- Exercise task
Give back only the lines from the one that contains "Give me the" through the one that contains "import pandas as pd", word for word and without images.
### Supplied data ###
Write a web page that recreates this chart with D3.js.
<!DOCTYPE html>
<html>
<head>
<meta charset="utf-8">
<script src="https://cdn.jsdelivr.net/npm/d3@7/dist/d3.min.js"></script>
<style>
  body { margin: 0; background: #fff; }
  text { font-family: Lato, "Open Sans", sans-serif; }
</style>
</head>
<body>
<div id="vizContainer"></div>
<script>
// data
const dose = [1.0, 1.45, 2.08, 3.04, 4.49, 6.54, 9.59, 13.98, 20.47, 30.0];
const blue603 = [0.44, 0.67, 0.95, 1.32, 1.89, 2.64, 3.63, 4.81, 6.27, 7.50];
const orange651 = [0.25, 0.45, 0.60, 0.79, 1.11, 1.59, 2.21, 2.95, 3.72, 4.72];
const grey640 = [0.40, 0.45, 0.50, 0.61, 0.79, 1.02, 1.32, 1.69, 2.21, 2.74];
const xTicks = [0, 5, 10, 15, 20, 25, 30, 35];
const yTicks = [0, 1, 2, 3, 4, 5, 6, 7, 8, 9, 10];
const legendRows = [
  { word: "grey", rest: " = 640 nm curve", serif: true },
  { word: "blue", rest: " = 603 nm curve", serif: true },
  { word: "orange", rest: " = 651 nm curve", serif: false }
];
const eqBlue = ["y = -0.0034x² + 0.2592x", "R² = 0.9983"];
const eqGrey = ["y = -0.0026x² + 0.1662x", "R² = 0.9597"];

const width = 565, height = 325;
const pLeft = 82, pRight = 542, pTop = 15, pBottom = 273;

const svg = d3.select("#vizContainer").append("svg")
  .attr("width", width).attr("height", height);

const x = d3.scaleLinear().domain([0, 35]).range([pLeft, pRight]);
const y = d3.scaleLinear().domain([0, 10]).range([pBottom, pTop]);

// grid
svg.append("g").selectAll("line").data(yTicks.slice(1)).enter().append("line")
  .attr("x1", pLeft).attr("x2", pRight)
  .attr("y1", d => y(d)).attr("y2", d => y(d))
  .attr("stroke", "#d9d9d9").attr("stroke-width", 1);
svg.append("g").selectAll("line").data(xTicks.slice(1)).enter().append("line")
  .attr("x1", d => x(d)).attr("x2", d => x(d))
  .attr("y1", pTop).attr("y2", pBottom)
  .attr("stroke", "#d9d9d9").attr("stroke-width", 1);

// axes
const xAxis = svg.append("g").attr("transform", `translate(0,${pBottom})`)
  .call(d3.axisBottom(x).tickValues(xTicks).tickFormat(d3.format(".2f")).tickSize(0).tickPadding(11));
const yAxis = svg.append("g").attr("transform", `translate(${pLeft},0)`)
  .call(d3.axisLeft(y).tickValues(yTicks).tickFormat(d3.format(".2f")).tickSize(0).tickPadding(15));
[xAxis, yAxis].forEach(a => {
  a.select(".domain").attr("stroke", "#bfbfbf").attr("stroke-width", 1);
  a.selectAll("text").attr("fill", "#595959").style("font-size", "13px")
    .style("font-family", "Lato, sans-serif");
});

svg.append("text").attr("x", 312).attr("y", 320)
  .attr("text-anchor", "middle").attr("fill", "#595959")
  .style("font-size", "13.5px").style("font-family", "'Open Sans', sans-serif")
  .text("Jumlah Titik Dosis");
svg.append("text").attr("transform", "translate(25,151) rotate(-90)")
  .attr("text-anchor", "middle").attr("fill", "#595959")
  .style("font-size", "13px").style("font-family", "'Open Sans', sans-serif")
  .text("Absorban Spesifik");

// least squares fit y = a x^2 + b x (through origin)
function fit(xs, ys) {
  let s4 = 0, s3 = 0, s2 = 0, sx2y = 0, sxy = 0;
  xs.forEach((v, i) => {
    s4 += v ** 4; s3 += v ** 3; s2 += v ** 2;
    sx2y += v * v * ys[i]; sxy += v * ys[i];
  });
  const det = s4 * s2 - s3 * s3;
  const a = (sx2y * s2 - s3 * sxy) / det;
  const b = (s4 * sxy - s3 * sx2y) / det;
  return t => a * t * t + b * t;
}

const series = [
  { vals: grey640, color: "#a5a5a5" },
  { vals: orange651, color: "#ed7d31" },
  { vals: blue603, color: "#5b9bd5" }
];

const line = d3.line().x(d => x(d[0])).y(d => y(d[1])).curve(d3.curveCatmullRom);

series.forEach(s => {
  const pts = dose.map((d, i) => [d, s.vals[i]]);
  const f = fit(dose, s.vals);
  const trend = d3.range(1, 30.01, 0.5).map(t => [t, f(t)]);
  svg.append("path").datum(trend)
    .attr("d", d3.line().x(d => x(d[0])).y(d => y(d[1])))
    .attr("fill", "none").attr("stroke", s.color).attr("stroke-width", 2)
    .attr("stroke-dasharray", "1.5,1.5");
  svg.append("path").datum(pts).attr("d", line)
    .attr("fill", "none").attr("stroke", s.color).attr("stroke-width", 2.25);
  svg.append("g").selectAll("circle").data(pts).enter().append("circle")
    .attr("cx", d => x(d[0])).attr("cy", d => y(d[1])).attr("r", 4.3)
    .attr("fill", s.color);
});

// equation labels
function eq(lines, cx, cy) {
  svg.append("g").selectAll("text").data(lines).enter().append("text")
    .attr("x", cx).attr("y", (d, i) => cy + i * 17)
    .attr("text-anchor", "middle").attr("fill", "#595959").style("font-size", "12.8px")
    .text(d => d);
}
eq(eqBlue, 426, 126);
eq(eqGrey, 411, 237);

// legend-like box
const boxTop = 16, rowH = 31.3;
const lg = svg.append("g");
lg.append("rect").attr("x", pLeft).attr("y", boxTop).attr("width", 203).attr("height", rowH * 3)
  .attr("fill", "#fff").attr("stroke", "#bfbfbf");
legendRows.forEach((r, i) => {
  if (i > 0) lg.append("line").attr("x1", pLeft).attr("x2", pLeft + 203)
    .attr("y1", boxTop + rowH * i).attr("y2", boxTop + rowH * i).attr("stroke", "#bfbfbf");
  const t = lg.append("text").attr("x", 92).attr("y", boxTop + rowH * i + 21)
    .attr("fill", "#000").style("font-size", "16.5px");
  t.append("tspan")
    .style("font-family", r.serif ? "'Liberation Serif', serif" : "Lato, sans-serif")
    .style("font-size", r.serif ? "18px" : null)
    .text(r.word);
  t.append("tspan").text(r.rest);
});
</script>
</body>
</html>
###
### Supplied data ###
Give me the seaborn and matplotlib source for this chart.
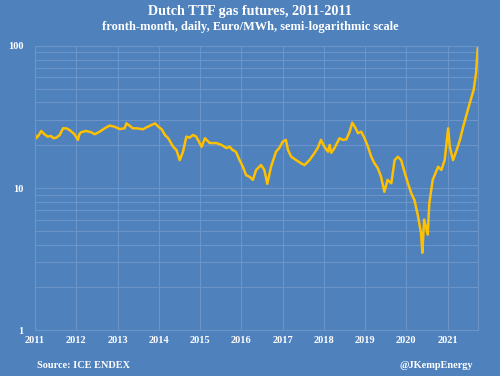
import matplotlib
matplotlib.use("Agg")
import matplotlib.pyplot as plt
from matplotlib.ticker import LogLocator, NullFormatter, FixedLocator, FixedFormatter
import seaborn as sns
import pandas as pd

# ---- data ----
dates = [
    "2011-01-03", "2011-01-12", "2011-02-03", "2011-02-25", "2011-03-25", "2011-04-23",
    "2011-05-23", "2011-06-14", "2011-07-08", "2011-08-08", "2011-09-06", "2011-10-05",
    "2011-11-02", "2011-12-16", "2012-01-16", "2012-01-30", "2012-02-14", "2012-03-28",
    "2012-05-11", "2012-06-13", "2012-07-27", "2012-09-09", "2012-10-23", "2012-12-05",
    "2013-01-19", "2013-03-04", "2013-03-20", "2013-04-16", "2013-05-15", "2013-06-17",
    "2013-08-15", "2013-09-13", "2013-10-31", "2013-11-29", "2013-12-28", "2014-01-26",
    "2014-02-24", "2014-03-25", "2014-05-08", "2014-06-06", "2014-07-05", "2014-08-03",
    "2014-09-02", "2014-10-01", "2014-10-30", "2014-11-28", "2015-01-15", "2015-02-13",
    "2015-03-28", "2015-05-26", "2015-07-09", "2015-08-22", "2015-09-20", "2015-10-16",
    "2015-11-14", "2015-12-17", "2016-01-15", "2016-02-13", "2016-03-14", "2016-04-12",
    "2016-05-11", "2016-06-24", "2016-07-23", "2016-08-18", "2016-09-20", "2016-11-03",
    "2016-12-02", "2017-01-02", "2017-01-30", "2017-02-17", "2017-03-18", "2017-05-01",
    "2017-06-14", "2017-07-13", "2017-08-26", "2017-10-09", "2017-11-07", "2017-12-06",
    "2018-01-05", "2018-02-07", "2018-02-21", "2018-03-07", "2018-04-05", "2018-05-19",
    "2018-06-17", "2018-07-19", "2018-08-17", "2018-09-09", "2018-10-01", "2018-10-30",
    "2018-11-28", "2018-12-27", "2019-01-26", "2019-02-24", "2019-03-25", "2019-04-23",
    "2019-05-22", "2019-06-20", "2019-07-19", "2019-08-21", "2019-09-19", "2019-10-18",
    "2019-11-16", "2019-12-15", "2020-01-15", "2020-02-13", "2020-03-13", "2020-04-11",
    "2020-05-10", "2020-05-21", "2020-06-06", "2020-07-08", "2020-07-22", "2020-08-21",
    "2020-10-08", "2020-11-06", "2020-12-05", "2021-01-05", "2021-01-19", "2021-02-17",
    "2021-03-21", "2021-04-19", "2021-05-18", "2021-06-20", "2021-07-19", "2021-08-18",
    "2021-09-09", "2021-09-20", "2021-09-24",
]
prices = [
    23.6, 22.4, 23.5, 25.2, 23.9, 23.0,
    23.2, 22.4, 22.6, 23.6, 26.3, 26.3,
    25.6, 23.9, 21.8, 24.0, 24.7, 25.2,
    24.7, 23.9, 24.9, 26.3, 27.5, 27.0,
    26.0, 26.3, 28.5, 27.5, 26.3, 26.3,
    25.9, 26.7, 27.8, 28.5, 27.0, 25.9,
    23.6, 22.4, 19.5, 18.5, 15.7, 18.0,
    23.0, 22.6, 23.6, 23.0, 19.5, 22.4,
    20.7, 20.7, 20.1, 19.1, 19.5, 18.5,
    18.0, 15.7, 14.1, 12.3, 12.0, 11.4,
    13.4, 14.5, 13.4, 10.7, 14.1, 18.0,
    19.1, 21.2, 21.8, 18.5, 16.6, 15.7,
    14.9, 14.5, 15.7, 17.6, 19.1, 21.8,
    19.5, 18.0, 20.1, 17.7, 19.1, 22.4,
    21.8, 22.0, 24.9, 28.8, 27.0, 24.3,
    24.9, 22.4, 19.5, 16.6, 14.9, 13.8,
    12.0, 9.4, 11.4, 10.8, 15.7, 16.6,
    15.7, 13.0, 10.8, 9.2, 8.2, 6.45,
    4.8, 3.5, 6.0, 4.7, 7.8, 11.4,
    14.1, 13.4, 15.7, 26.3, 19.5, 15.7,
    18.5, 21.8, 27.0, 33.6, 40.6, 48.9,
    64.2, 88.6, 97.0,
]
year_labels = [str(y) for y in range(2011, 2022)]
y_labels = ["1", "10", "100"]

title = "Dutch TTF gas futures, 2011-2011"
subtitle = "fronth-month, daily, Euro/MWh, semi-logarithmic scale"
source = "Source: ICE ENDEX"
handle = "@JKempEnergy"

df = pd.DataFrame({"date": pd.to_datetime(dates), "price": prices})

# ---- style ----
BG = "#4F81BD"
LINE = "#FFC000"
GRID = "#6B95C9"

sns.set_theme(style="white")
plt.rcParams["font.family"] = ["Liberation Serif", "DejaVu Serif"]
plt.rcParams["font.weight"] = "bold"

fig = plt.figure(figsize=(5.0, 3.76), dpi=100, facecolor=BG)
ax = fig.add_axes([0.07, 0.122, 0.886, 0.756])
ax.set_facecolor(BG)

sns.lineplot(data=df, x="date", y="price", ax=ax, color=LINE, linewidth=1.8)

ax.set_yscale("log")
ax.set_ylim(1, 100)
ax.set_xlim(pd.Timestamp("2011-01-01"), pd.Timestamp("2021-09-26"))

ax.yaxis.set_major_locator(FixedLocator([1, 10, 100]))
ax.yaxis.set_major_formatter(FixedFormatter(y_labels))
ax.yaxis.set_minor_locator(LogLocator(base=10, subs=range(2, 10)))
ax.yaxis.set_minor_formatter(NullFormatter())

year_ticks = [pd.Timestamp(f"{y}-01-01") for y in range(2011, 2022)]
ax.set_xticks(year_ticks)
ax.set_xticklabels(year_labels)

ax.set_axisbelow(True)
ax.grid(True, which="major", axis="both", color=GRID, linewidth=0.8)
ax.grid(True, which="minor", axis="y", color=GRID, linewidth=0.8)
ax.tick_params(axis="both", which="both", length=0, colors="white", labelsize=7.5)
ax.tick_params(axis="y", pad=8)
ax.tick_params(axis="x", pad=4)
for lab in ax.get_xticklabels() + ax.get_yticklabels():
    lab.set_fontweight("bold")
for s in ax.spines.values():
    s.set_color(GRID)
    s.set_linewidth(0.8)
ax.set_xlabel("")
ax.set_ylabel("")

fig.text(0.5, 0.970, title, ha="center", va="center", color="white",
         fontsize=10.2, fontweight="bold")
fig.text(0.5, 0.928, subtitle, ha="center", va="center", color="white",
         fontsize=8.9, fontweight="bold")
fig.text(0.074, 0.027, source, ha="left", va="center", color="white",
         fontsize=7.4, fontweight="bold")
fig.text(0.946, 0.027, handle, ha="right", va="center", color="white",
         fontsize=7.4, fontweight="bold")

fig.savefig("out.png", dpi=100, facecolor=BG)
###
- Complete output
Give me the seaborn and matplotlib source for this chart.
import matplotlib
matplotlib.use("Agg")
import matplotlib.pyplot as plt
from matplotlib.ticker import LogLocator, NullFormatter, FixedLocator, FixedFormatter
import seaborn as sns
import pandas as pd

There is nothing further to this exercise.